Instructions for the task: Find every line in the records below that holds the word "uses" and copy it.

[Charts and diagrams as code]
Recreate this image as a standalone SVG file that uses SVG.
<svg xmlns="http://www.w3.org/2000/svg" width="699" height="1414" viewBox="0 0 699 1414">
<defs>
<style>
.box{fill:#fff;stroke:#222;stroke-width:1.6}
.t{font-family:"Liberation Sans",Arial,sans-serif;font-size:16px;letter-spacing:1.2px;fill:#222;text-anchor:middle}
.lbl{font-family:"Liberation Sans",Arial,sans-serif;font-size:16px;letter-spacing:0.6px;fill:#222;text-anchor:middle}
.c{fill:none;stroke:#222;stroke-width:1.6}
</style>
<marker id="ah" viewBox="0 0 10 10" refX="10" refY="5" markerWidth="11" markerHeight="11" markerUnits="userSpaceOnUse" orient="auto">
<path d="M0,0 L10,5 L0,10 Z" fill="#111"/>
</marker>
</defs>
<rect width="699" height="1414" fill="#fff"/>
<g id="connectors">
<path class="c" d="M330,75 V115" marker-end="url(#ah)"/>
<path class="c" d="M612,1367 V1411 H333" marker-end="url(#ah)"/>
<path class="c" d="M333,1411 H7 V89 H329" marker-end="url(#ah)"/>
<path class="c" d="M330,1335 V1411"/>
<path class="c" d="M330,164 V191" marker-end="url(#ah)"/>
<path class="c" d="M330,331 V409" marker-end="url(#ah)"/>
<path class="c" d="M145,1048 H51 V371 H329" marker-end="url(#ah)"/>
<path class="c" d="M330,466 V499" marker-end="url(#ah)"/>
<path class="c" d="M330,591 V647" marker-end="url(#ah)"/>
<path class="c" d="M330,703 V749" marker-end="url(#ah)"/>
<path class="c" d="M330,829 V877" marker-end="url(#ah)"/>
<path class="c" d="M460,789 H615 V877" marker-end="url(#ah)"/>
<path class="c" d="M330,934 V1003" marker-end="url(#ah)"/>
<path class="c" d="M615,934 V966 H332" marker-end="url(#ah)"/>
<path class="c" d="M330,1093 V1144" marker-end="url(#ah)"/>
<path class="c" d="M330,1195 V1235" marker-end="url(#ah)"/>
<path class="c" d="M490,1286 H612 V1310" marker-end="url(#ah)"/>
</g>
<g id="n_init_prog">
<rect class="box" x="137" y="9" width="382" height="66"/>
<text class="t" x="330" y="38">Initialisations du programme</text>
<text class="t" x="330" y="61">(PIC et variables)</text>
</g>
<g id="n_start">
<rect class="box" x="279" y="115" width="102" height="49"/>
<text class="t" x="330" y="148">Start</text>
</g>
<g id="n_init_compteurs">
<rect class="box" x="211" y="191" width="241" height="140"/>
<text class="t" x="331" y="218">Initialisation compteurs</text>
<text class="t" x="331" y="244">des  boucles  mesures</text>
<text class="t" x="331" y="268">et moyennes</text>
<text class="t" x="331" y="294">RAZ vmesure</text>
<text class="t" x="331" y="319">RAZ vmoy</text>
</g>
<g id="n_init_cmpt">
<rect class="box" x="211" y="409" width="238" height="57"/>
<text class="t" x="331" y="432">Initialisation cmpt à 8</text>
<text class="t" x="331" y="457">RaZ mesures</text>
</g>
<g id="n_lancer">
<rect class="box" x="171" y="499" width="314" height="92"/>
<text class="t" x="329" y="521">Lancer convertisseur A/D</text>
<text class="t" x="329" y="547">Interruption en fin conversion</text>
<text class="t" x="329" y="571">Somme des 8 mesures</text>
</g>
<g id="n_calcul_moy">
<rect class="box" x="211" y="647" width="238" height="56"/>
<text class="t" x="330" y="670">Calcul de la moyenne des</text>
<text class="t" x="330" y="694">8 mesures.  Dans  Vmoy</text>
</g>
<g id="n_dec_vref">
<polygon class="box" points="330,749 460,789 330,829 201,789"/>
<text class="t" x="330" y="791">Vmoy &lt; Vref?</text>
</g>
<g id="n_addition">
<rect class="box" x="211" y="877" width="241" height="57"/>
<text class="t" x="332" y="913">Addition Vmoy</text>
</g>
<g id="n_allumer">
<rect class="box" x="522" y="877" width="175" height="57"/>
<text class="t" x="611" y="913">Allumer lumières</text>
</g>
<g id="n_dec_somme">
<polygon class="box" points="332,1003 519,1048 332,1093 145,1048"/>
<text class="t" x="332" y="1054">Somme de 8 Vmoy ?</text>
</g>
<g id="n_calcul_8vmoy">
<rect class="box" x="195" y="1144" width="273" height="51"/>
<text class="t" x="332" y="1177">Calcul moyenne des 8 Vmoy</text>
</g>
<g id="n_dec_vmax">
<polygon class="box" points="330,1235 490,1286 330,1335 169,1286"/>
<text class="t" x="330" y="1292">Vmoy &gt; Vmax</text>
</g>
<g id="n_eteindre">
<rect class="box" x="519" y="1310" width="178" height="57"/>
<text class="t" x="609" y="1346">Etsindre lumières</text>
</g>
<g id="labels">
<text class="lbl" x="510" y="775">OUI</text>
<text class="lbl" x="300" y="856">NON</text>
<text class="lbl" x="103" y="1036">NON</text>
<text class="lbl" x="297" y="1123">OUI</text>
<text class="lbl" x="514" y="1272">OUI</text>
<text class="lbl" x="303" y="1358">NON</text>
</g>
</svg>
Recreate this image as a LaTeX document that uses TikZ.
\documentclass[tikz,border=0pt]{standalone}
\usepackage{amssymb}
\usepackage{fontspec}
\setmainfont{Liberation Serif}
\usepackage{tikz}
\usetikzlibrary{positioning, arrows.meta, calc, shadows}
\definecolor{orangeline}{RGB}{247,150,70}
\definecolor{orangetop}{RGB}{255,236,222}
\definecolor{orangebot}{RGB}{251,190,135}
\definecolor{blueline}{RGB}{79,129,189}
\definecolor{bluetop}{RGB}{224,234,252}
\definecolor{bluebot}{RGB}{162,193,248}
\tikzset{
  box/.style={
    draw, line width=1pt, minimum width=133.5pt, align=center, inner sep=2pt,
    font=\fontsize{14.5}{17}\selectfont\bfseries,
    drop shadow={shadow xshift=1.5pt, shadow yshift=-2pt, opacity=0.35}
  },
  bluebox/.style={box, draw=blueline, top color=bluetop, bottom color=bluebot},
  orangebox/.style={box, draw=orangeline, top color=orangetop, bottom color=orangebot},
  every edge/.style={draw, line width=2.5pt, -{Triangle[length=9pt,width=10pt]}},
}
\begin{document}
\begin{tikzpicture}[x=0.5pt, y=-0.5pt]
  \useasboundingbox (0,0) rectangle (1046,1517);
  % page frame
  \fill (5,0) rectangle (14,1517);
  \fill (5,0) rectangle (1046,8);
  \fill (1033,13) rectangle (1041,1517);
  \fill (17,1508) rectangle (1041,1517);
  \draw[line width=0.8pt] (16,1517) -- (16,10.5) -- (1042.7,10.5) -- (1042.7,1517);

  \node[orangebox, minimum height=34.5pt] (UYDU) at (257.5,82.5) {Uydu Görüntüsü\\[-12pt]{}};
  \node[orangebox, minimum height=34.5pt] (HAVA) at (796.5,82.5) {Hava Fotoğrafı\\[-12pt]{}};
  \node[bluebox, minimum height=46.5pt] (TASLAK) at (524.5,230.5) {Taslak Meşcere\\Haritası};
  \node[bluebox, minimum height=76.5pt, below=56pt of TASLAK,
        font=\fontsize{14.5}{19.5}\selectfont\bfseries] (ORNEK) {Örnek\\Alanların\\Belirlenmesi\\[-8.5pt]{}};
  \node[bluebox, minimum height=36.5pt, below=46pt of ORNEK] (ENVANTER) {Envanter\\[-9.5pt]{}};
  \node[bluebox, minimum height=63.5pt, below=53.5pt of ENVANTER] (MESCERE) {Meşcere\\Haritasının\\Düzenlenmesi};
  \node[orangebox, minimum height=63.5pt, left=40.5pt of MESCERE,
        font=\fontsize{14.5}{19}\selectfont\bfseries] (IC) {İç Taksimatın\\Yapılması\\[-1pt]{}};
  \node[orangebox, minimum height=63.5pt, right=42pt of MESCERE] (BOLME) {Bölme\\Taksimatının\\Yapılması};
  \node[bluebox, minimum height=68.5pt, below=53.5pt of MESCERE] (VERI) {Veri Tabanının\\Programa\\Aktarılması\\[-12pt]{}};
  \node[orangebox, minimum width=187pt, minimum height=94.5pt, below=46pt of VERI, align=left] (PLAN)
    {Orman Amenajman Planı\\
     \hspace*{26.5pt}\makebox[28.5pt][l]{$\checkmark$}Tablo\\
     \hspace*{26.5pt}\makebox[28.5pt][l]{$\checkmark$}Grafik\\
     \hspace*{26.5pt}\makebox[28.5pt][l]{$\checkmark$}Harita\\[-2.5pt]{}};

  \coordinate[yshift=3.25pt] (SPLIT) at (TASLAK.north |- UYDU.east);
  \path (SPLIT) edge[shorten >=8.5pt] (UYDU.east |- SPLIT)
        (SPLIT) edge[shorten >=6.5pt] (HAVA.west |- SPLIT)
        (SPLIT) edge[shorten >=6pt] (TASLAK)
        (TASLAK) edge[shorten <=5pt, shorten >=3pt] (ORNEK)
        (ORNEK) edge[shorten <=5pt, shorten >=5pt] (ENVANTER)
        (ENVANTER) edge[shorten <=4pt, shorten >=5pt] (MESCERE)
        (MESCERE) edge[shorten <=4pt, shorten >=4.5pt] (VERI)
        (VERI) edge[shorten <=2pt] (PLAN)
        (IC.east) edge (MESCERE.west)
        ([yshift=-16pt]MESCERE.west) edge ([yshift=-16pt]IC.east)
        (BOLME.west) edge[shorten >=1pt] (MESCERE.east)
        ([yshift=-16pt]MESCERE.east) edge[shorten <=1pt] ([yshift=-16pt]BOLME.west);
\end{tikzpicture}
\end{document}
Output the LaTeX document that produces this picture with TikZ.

Answer in full:
Recreate this image as a standalone SVG file that uses SVG.
Recreate this image as a LaTeX document that uses TikZ.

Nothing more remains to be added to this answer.